La valutazione di Fitch, con il pollice verso, con conseguenze drammatiche per la piazzabilità dei titoli del nostro debito e sul sistema bancario, ci danno un altro colpo mortale e fanno prevedere il peggio. I mercati finanziari stanno già punendo l’Italia esattamente da giugno, e nel caso in cui dovesse prevalere l’idea di andare allo scontro frontale con l’Europa e l’individuazione di quest’ultima dell’euro e dei mercati finanziari, come i peggiori dei mali, capri espiatori di tutti i nostri problemi, quando in realtà li abbiamo creati noi, è assolutamente disastrosa. È su questo fronte che l’Italia corre il peggiore dei suoi rischi: creare le condizioni perché il costo e la gestione del suo enorme debito pubblico divengano insostenibili. E ci butta nelle fauci di una congiuntura economica che non solo è frenante, ma accentua il gap con il resto d’Europa e con gli Stati Uniti.

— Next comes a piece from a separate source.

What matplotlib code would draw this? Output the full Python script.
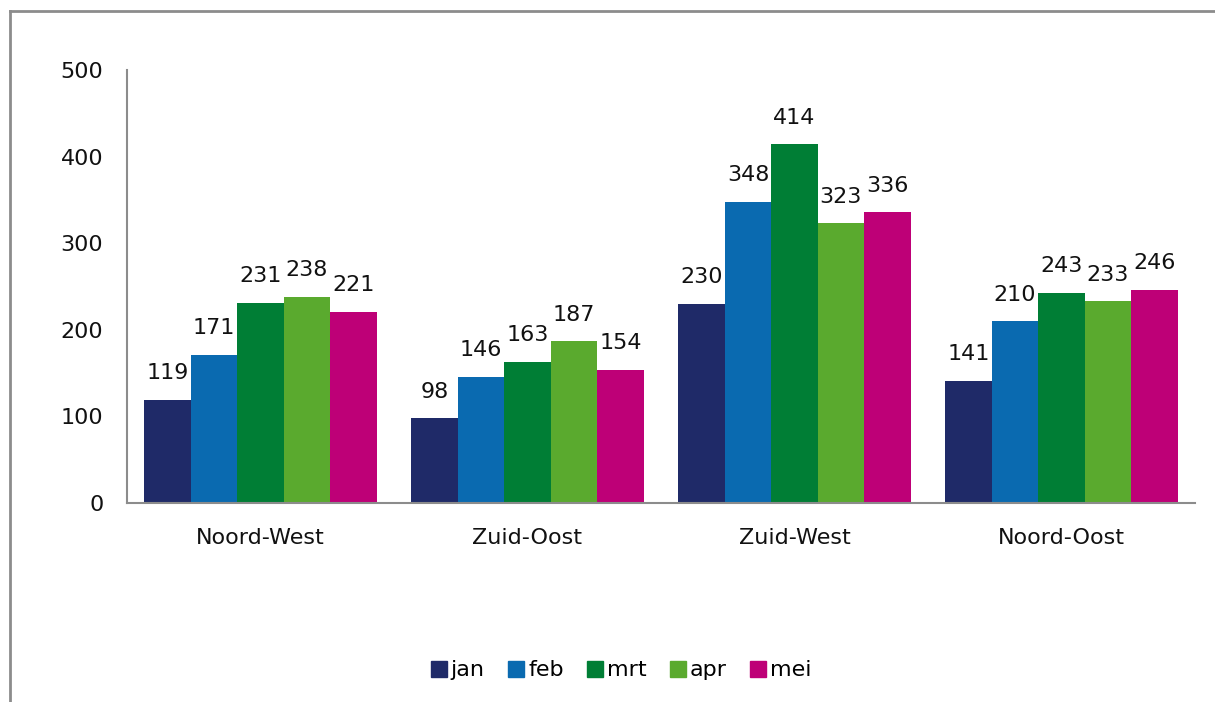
import matplotlib.pyplot as plt
import numpy as np
from matplotlib.lines import Line2D

regions = ["Noord-West", "Zuid-Oost", "Zuid-West", "Noord-Oost"]
months = ["jan", "feb", "mrt", "apr", "mei"]
values = {
    "jan": [119, 98, 230, 141],
    "feb": [171, 146, 348, 210],
    "mrt": [231, 163, 414, 243],
    "apr": [238, 187, 323, 233],
    "mei": [221, 154, 336, 246],
}
colors = ["#1F2A68", "#0A6AB0", "#007E35", "#5AAA2E", "#BE0077"]

plt.rcParams['font.family'] = ['DejaVu Sans']

fig = plt.figure(figsize=(12.15, 7.02), dpi=100)
ax = fig.add_axes([0.1045, 0.2835, 0.879, 0.6168])

x = np.arange(len(regions))
w = 0.87 / len(months)
for i, m in enumerate(months):
    pos = x - 0.435 + w * (i + 0.5)
    bars = ax.bar(pos, values[m], width=w, color=colors[i], label=m)
    for b, v in zip(bars, values[m]):
        ax.text(b.get_x() + b.get_width() / 2, v + 19, str(v),
                ha="center", va="bottom", fontsize=16, color="#111111")

ax.set_xlim(-0.5, len(regions) - 0.5)
ax.set_ylim(0, 500)
ax.set_yticks([0, 100, 200, 300, 400, 500])
ax.set_xticks(x)
ax.set_xticklabels(regions)
ax.tick_params(axis="both", length=0, labelsize=16, colors="#111111")
ax.tick_params(axis="y", pad=17)
ax.tick_params(axis="x", pad=18)
for s in ["top", "right"]:
    ax.spines[s].set_visible(False)
for s in ["left", "bottom"]:
    ax.spines[s].set_color("#8c8c8c")
    ax.spines[s].set_linewidth(1.5)

handles = [Line2D([], [], marker="s", linestyle="none", markersize=11,
                  markerfacecolor=c, markeredgecolor=c) for c in colors]
fig.legend(handles, months, loc="center", bbox_to_anchor=(0.51, 0.045),
           ncol=5, frameon=False, fontsize=16, handletextpad=0.05,
           columnspacing=0.9, handlelength=1.0)

# outer frame (left and top edges)
fig.add_artist(Line2D([0.0085, 0.0085], [0.0, 0.984], color="#8c8c8c", lw=2,
                      transform=fig.transFigure))
fig.add_artist(Line2D([0.0085, 1.0], [0.984, 0.984], color="#8c8c8c", lw=2,
                      transform=fig.transFigure))

fig.savefig("out.png", dpi=100)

La questione è pratica e va compresa bene: l’aumento dello spread avvenuto dopo la formazione del governo gialloverde, costa all’Italia almeno 4 miliardi di euro in più all’anno, e se il differenziale con i titoli di Stato tedeschi dovesse finire fuori controllo (alcune stime di Bloomberg indicano un repentino aumento almeno fino a 470 punti), i bilanci della finanza pubblica e del settore bancario non sarebbero più sostenibili. E a pagare il conto di uno spread fuori controllo siamo noi cittadini e le nostre imprese, perché lo spread è un parametro strettamente e concretamente legato agli interessi pagati su mutui e prestiti e l’aumento del costo del denaro sarebbe accompagnato anche da una restrizione del credito erogato dal sistema bancario, con il congelamento delle attività produttive e il ritorno della recessione. Si tratta un circolo vizioso con conseguenze pesanti per tutti: maggiore deficit e debito pubblico, nuovi tagli alla spesa pubblica, licenziamenti, disoccupazione e povertà con prezzi pesantissimi per i giovani e le famiglie.
Il primo ministro Conte tra i due Salvini e Di Maio irresponsabili venditori di promesse irrealizzabili, non ha l’intelligenza di salvare non solo il suo onore, ma soprattutto il suo ruolo di presidente del Consiglio, apparendo come sull’orlo di una crisi di nervi, tra il ruolo di mediatore nei contrasti tra i due suoi vicepresidenti, che lo tengono tra due fili tesi alimentati dalla loro bulimia di potere. Troppe le vaneggianti e ignoranti proposte di tagliare le (presunte) pensioni d’oro; il lavoro a tempo determinato; i concessionari autostradali (senza distinguere); Tav, Tap e tutte le infrastrutture (malate di corruzione per definizione); l’Ilva (per la quale è stato inventato il sillogismo “gara irregolare ma non revocabile”). Sofferenti di populismo, giustizialismo, pregiudizio antiscientifico e desiderio di decrescita economica (definita felice, ma in realtà infelicissima) e questo mantra demenziale che individua l’Europa, l’euro e i mercati finanziari come gli untori dell’Italia e le loro proposte giallo verde come le migliori al mondo non è più sopportabile.
L’impeachment va operato e subito perché o prevale la ragionevolezza, che però va dimostrata ora anticipando la nota di aggiornamento al documento di programmazione economico-finanziaria (Def), che altrimenti avrebbe la scadenza del 27 settembre, inserendo in esso gli intendimenti su deficit e debito che poi rappresenteranno l’ossatura della Legge di Stabilità, oppure tanto vale affrontare le incognite di una crisi politica. Pur sapendo che ad oggi non c’è un’ alternativa in piedi se non il commissariamento da parte di Mattarella mettendo a capo del governo il saggio e competente Mario Draghi.